# JOB
Each line of the listing must be transcribed exactly, except for the images, which should be excluded.

# COLLECTED DATA
★ ★ ★

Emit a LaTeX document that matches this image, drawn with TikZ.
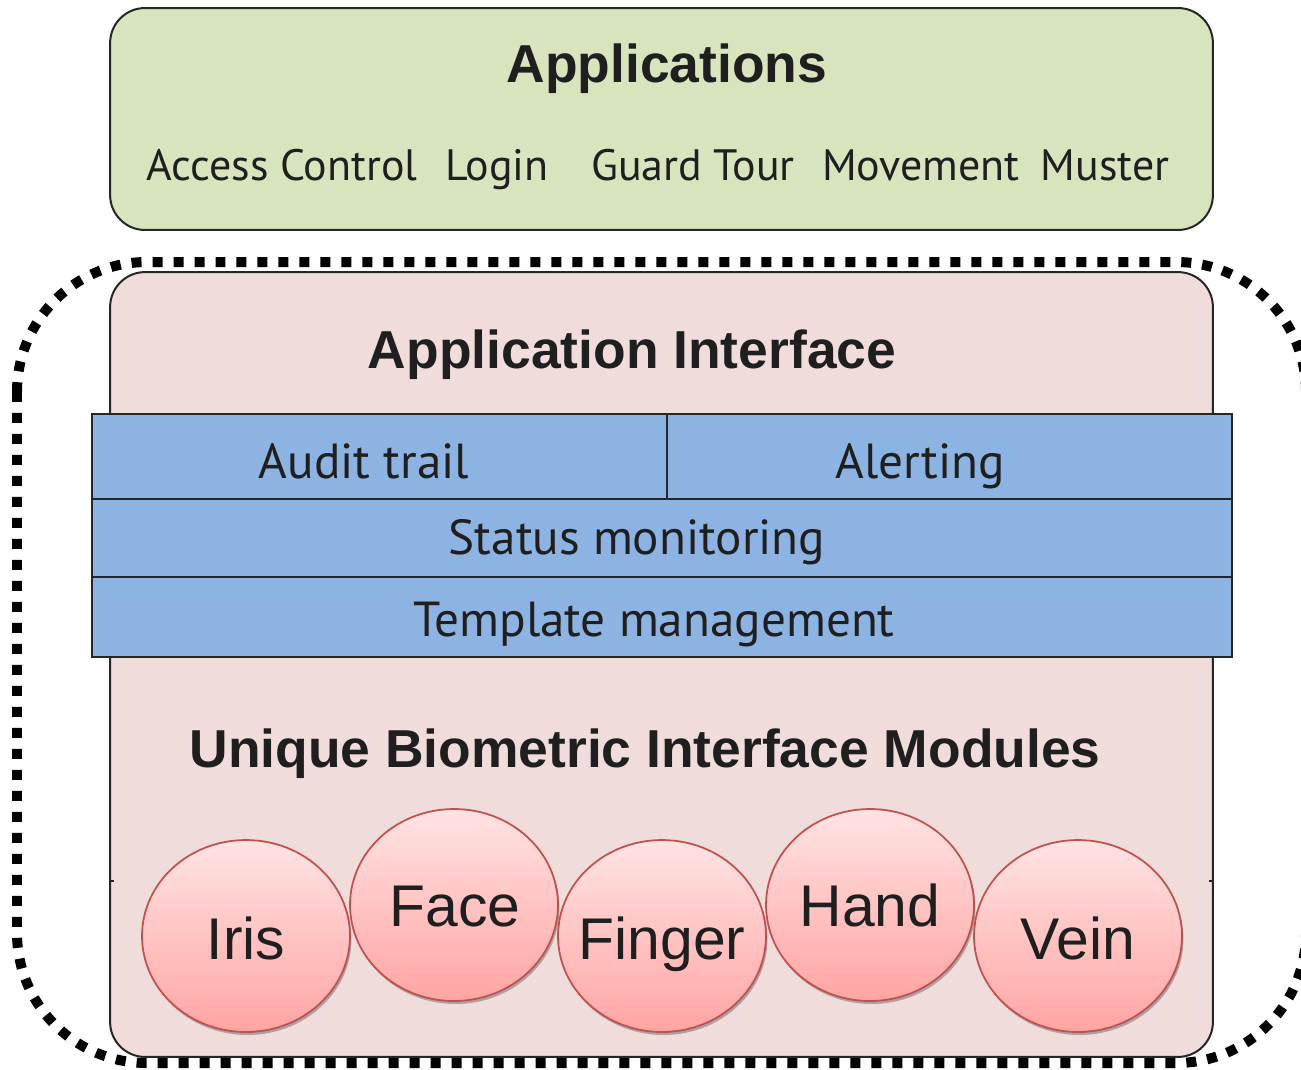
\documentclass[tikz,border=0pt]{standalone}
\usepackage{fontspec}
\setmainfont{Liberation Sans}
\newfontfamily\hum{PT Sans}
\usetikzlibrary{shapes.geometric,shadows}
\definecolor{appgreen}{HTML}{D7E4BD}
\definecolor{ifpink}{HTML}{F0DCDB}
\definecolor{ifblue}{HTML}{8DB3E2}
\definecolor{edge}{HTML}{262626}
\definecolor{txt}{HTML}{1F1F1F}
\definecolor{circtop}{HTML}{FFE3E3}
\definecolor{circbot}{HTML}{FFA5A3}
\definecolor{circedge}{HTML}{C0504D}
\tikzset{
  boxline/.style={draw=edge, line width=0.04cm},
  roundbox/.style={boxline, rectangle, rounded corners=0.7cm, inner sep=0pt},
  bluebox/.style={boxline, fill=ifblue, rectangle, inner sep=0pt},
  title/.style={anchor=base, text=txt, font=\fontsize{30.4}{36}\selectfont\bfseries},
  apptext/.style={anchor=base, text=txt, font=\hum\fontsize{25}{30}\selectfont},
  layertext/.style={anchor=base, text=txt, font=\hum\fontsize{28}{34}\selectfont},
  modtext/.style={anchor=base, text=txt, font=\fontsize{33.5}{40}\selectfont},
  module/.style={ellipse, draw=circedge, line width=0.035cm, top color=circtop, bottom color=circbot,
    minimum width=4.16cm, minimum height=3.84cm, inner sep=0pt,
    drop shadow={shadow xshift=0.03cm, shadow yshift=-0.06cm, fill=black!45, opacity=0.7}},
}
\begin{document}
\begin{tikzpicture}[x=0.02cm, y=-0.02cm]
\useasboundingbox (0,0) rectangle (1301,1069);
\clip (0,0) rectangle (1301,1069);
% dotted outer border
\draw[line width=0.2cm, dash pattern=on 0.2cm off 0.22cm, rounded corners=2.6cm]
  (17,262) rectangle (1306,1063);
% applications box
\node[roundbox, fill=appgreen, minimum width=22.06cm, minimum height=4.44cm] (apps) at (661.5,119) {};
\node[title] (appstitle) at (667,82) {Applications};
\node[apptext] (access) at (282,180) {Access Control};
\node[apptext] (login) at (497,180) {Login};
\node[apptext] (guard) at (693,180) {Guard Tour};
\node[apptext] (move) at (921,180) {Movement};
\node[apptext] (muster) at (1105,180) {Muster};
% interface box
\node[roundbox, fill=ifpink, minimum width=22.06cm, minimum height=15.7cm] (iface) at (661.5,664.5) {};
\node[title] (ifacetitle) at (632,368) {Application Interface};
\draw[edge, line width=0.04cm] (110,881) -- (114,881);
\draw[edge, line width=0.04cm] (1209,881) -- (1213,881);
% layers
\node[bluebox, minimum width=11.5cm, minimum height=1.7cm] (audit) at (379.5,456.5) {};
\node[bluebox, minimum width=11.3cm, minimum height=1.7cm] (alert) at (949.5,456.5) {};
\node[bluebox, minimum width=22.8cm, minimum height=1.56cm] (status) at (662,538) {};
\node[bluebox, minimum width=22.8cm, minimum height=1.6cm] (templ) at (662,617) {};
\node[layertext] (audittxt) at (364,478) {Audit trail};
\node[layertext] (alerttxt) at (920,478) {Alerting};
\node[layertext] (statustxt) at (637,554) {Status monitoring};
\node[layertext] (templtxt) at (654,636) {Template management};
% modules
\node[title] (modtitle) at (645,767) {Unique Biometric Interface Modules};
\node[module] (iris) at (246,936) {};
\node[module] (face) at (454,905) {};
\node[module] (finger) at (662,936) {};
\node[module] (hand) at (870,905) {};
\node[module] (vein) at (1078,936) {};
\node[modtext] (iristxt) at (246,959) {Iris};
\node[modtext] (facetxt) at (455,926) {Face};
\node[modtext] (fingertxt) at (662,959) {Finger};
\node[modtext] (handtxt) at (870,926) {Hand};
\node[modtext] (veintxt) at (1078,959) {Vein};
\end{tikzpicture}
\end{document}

★ ★ ★

# WRITTEN RESPONSE
Emit a LaTeX document that matches this image, drawn with TikZ.
\documentclass[tikz,border=0pt]{standalone}
\usepackage{fontspec}
\setmainfont{Liberation Sans}
\newfontfamily\hum{PT Sans}
\usetikzlibrary{shapes.geometric,shadows}
\definecolor{appgreen}{HTML}{D7E4BD}
\definecolor{ifpink}{HTML}{F0DCDB}
\definecolor{ifblue}{HTML}{8DB3E2}
\definecolor{edge}{HTML}{262626}
\definecolor{txt}{HTML}{1F1F1F}
\definecolor{circtop}{HTML}{FFE3E3}
\definecolor{circbot}{HTML}{FFA5A3}
\definecolor{circedge}{HTML}{C0504D}
\tikzset{
  boxline/.style={draw=edge, line width=0.04cm},
  roundbox/.style={boxline, rectangle, rounded corners=0.7cm, inner sep=0pt},
  bluebox/.style={boxline, fill=ifblue, rectangle, inner sep=0pt},
  title/.style={anchor=base, text=txt, font=\fontsize{30.4}{36}\selectfont\bfseries},
  apptext/.style={anchor=base, text=txt, font=\hum\fontsize{25}{30}\selectfont},
  layertext/.style={anchor=base, text=txt, font=\hum\fontsize{28}{34}\selectfont},
  modtext/.style={anchor=base, text=txt, font=\fontsize{33.5}{40}\selectfont},
  module/.style={ellipse, draw=circedge, line width=0.035cm, top color=circtop, bottom color=circbot,
    minimum width=4.16cm, minimum height=3.84cm, inner sep=0pt,
    drop shadow={shadow xshift=0.03cm, shadow yshift=-0.06cm, fill=black!45, opacity=0.7}},
}
\begin{document}
\begin{tikzpicture}[x=0.02cm, y=-0.02cm]
\useasboundingbox (0,0) rectangle (1301,1069);
\clip (0,0) rectangle (1301,1069);
% dotted outer border
\draw[line width=0.2cm, dash pattern=on 0.2cm off 0.22cm, rounded corners=2.6cm]
  (17,262) rectangle (1306,1063);
% applications box
\node[roundbox, fill=appgreen, minimum width=22.06cm, minimum height=4.44cm] (apps) at (661.5,119) {};
\node[title] (appstitle) at (667,82) {Applications};
\node[apptext] (access) at (282,180) {Access Control};
\node[apptext] (login) at (497,180) {Login};
\node[apptext] (guard) at (693,180) {Guard Tour};
\node[apptext] (move) at (921,180) {Movement};
\node[apptext] (muster) at (1105,180) {Muster};
% interface box
\node[roundbox, fill=ifpink, minimum width=22.06cm, minimum height=15.7cm] (iface) at (661.5,664.5) {};
\node[title] (ifacetitle) at (632,368) {Application Interface};
\draw[edge, line width=0.04cm] (110,881) -- (114,881);
\draw[edge, line width=0.04cm] (1209,881) -- (1213,881);
% layers
\node[bluebox, minimum width=11.5cm, minimum height=1.7cm] (audit) at (379.5,456.5) {};
\node[bluebox, minimum width=11.3cm, minimum height=1.7cm] (alert) at (949.5,456.5) {};
\node[bluebox, minimum width=22.8cm, minimum height=1.56cm] (status) at (662,538) {};
\node[bluebox, minimum width=22.8cm, minimum height=1.6cm] (templ) at (662,617) {};
\node[layertext] (audittxt) at (364,478) {Audit trail};
\node[layertext] (alerttxt) at (920,478) {Alerting};
\node[layertext] (statustxt) at (637,554) {Status monitoring};
\node[layertext] (templtxt) at (654,636) {Template management};
% modules
\node[title] (modtitle) at (645,767) {Unique Biometric Interface Modules};
\node[module] (iris) at (246,936) {};
\node[module] (face) at (454,905) {};
\node[module] (finger) at (662,936) {};
\node[module] (hand) at (870,905) {};
\node[module] (vein) at (1078,936) {};
\node[modtext] (iristxt) at (246,959) {Iris};
\node[modtext] (facetxt) at (455,926) {Face};
\node[modtext] (fingertxt) at (662,959) {Finger};
\node[modtext] (handtxt) at (870,926) {Hand};
\node[modtext] (veintxt) at (1078,959) {Vein};
\end{tikzpicture}
\end{document}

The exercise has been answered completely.